Grazie è un brano orchestrale puramente strumentale che costituisce la sintesi sonora dell’album. Sembra l’alba di un nuovo giorno che cresce fino a riempirsi di significato e di vita. Tuttavia, in questo percorso la luce del giorno viene travolta da sfumature e ombre in scala minore che trasmettono inquietudine, malumore e rendono l’atmosfera cupa. Il sound trasmette l’arrivo al traguardo, la gioia di vederlo, che a tratti si rabbuia.

Tra pregi e difetti
Il disco di Charlie ha diversi punti di forza. Ha varietà nella forma musicale e verità introspettiva. La scelta di far raccontare la propria storia a diverse voci era un’impresa difficile, ma il risultato è stato credibile. Anche le voci scelte sono state coerenti con i temi che si volevano sviluppare nei relativi brani. Altro elemento originale è stato lo sviluppo dell’ossimoro già dal titolo, la volontà di mostrare come nel negativo si possa sempre trovare il positivo e viceversa.
Tuttavia, possiamo ritrovare anche dei punti deboli. Dal punto di vista strumentale, i brani più pop come Paura, Attacchi di panico e Ti chiamerò amore, a cui si aggiunge Una volta in più, utilizzano dei giri armonici molto simili tra loro. Sono troppo sfruttati nella musica mainstream, e quindi risultano banali e semplici all’ascolto.
Anche i testi dei brani sopracitati sono meno profondi e di minor spessore rispetto ad altre tracce più introspettive del disco, tra cui quelle rap. Particolarmente evidente è Una volta in più, in cui lo stile narrativo è superficiale e poco maturo. In questo modo, la narrazione perde di intensità.
Alcuni brani si assomigliano dal punto di vista testuale nello sviluppo del tema, tra cui Paura e Attacchi di panico, Paura e Una volta in più. In questo modo può risultare ridondanza.

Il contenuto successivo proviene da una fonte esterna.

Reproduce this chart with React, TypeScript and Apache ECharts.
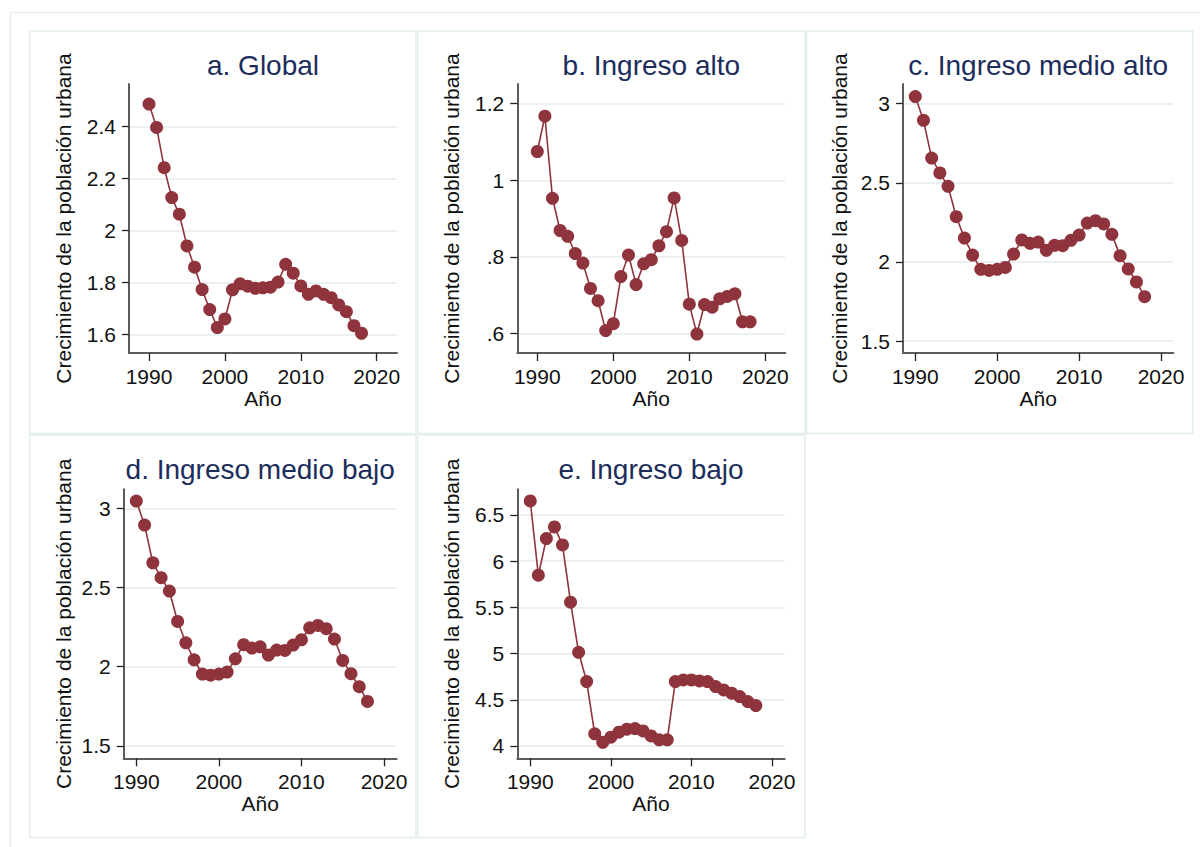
import React, { useEffect, useRef } from "react";
import * as echarts from "echarts";

const years = [
  1990, 1991, 1992, 1993, 1994, 1995, 1996, 1997, 1998, 1999,
  2000, 2001, 2002, 2003, 2004, 2005, 2006, 2007, 2008, 2009,
  2010, 2011, 2012, 2013, 2014, 2015, 2016, 2017, 2018,
];

const globalData = [
  2.486, 2.396, 2.241, 2.126, 2.062, 1.94, 1.858, 1.772, 1.695, 1.626,
  1.659, 1.771, 1.794, 1.785, 1.777, 1.779, 1.781, 1.801, 1.869, 1.835,
  1.786, 1.754, 1.767, 1.754, 1.741, 1.713, 1.687, 1.633, 1.604,
];

const highIncome = [
  1.075, 1.167, 0.953, 0.869, 0.854, 0.809, 0.784, 0.718, 0.686, 0.608,
  0.626, 0.749, 0.805, 0.728, 0.782, 0.793, 0.829, 0.866, 0.954, 0.843,
  0.677, 0.599, 0.676, 0.669, 0.691, 0.697, 0.704, 0.631, 0.631,
];

const upperMiddle = [
  3.044, 2.894, 2.656, 2.562, 2.478, 2.286, 2.151, 2.044, 1.954, 1.947,
  1.954, 1.966, 2.05, 2.139, 2.118, 2.126, 2.074, 2.105, 2.103, 2.137,
  2.17, 2.246, 2.261, 2.24, 2.175, 2.04, 1.956, 1.874, 1.781,
];

const lowerMiddle = [
  3.046, 2.894, 2.656, 2.562, 2.478, 2.286, 2.151, 2.044, 1.954, 1.947,
  1.954, 1.966, 2.05, 2.139, 2.118, 2.126, 2.074, 2.105, 2.103, 2.137,
  2.17, 2.246, 2.261, 2.24, 2.175, 2.04, 1.956, 1.874, 1.781,
];

const lowIncome = [
  6.652, 5.848, 6.245, 6.371, 6.176, 5.556, 5.014, 4.697, 4.131, 4.04,
  4.095, 4.149, 4.181, 4.188, 4.163, 4.109, 4.066, 4.066, 4.697, 4.715,
  4.715, 4.704, 4.697, 4.643, 4.607, 4.571, 4.535, 4.481, 4.437,
];

const xTicks = [1990, 2000, 2010, 2020];
const yTicksA = [1.6, 1.8, 2, 2.2, 2.4];
const yTicksB = [0.6, 0.8, 1, 1.2];
const yTicksC = [1.5, 2, 2.5, 3];
const yTicksD = [1.5, 2, 2.5, 3];
const yTicksE = [4, 4.5, 5, 5.5, 6, 6.5];

const panelTitles = [
  "a. Global",
  "b. Ingreso alto",
  "c. Ingreso medio alto",
  "d. Ingreso medio bajo",
  "e. Ingreso bajo",
];
const xAxisName = "Año";
const yAxisName = "Crecimiento de la población urbana";

const FONT = "'Liberation Sans', Arial, Helvetica, sans-serif";
const MARKER = "#8f343c";
const TITLE_COLOR = "#1c2d5c";
const GRID_COLOR = "#e5ecef";
const FRAME_COLOR = "#e3eded";

export default function App() {
  const ref = useRef<HTMLDivElement>(null);

  useEffect(() => {
    if (!ref.current) return;
    const chart = echarts.init(ref.current, undefined, { renderer: "svg" });

    const panels = [
      { data: globalData, yTicks: yTicksA, left: 129, top: 84, width: 268, height: 269, xMin: 1987.365, xMax: 2022.67, yMin: 1.528, yMax: 2.563, nameGap: 55 },
      { data: highIncome, yTicks: yTicksB, left: 517.3, top: 84, width: 268, height: 269, xMin: 1987.37, xMax: 2022.63, yMin: 0.5496, yMax: 1.251, nameGap: 55 },
      { data: upperMiddle, yTicks: yTicksC, left: 903, top: 84, width: 270.3, height: 269, xMin: 1988.5, xMax: 2021.5, yMin: 1.4256, yMax: 3.1235, nameGap: 53 },
      { data: lowerMiddle, yTicks: yTicksD, left: 123.7, top: 489.3, width: 273, height: 269, xMin: 1988.47, xMax: 2021.54, yMin: 1.422, yMax: 3.12, nameGap: 50 },
      { data: lowIncome, yTicks: yTicksE, left: 517.3, top: 489.3, width: 267.4, height: 269, xMin: 1988.39, xMax: 2021.58, yMin: 3.8665, yMax: 6.778, nameGap: 55 },
    ];

    const fmtY = (v: number) => String(+Number(v).toFixed(2)).replace(/^0\./, ".");
    const fmtX = (v: number) => String(Math.round(v));

    const option: any = {
      animation: false,
      backgroundColor: "#ffffff",
      textStyle: { fontFamily: FONT },
      title: panels.map((p, i) => ({
        text: panelTitles[i],
        left: p.left + p.width / 2,
        top: (i < 3 ? 66 : 470) - 15,
        textAlign: "center",
        padding: 0,
        textStyle: { fontFamily: FONT, fontSize: 28, fontWeight: "normal", color: TITLE_COLOR },
      })),
      grid: panels.map((p) => ({
        left: p.left,
        top: p.top,
        width: p.width,
        height: p.height,
        containLabel: false,
      })),
      xAxis: panels.map((p, i) => ({
        type: "value",
        gridIndex: i,
        min: p.xMin,
        max: p.xMax,
        name: xAxisName,
        nameLocation: "middle",
        nameGap: 34,
        nameTextStyle: { fontFamily: FONT, fontSize: 21, color: "#111" },
        axisLine: { show: true, onZero: false, lineStyle: { color: "#5c5c5c", width: 2 } },
        axisTick: { show: true, length: 8, customValues: xTicks, lineStyle: { color: "#222", width: 1.3 } },
        axisLabel: { customValues: xTicks, formatter: fmtX, fontFamily: FONT, fontSize: 21, color: "#111", margin: 13 },
        splitLine: { show: false },
      })),
      yAxis: panels.map((p, i) => ({
        type: "value",
        gridIndex: i,
        min: p.yMin,
        max: p.yMax,
        name: yAxisName,
        nameLocation: "middle",
        nameGap: p.nameGap,
        nameTextStyle: { fontFamily: FONT, fontSize: 21, color: "#111" },
        axisLine: { show: true, onZero: false, lineStyle: { color: "#5c5c5c", width: 2 } },
        axisTick: { show: true, length: 7, customValues: p.yTicks, lineStyle: { color: "#222", width: 1.3 } },
        axisLabel: { customValues: p.yTicks, formatter: fmtY, fontFamily: FONT, fontSize: 21, color: "#111", margin: 13 },
        splitLine: { show: true, lineStyle: { color: GRID_COLOR, width: 1.5 } },
      })),
      series: panels.map((p, i) => ({
        type: "line",
        xAxisIndex: i,
        yAxisIndex: i,
        data: years.map((y, k) => [y, p.data[k]]),
        symbol: "circle",
        symbolSize: 13,
        showSymbol: true,
        lineStyle: { color: MARKER, width: 1.6 },
        itemStyle: { color: MARKER },
        emphasis: { disabled: true },
      })),
      graphic: [
        { type: "rect", silent: true, z: -10, shape: { x: 10.5, y: 12.5, width: 1200, height: 850 }, style: { fill: "none", stroke: "#e8f0f0", lineWidth: 1.5 } },
        { type: "rect", silent: true, z: -10, shape: { x: 29.5, y: 31, width: 386.5, height: 402.5 }, style: { fill: "none", stroke: FRAME_COLOR, lineWidth: 1.5 } },
        { type: "rect", silent: true, z: -10, shape: { x: 418, y: 31, width: 387, height: 402.5 }, style: { fill: "none", stroke: FRAME_COLOR, lineWidth: 1.5 } },
        { type: "rect", silent: true, z: -10, shape: { x: 806.5, y: 31, width: 386.5, height: 402.5 }, style: { fill: "none", stroke: FRAME_COLOR, lineWidth: 1.5 } },
        { type: "rect", silent: true, z: -10, shape: { x: 29.5, y: 435, width: 386.5, height: 402.5 }, style: { fill: "none", stroke: FRAME_COLOR, lineWidth: 1.5 } },
        { type: "rect", silent: true, z: -10, shape: { x: 418, y: 435, width: 387, height: 402.5 }, style: { fill: "none", stroke: FRAME_COLOR, lineWidth: 1.5 } },
      ],
    };

    chart.setOption(option);
    return () => chart.dispose();
  }, []);

  return (
    <div
      ref={ref}
      style={{ position: "absolute", left: 0, top: 0, width: 1200, height: 847, background: "#fff" }}
    />
  );
}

Altro punto debole è il ripetuto utilizzo dell’artificio della relazione per riflettere su se stessi che appare nelle 4 tracce sopracitate. Questo rischia di far spostare l’attenzione dall’introspezione al romanticismo: in questo disco, l’autoesplorazione è la colonna portante. Il romanticismo sembra creare una parentesi che si discosta dall’incipit iniziale, facendogli perdere la sua profondità.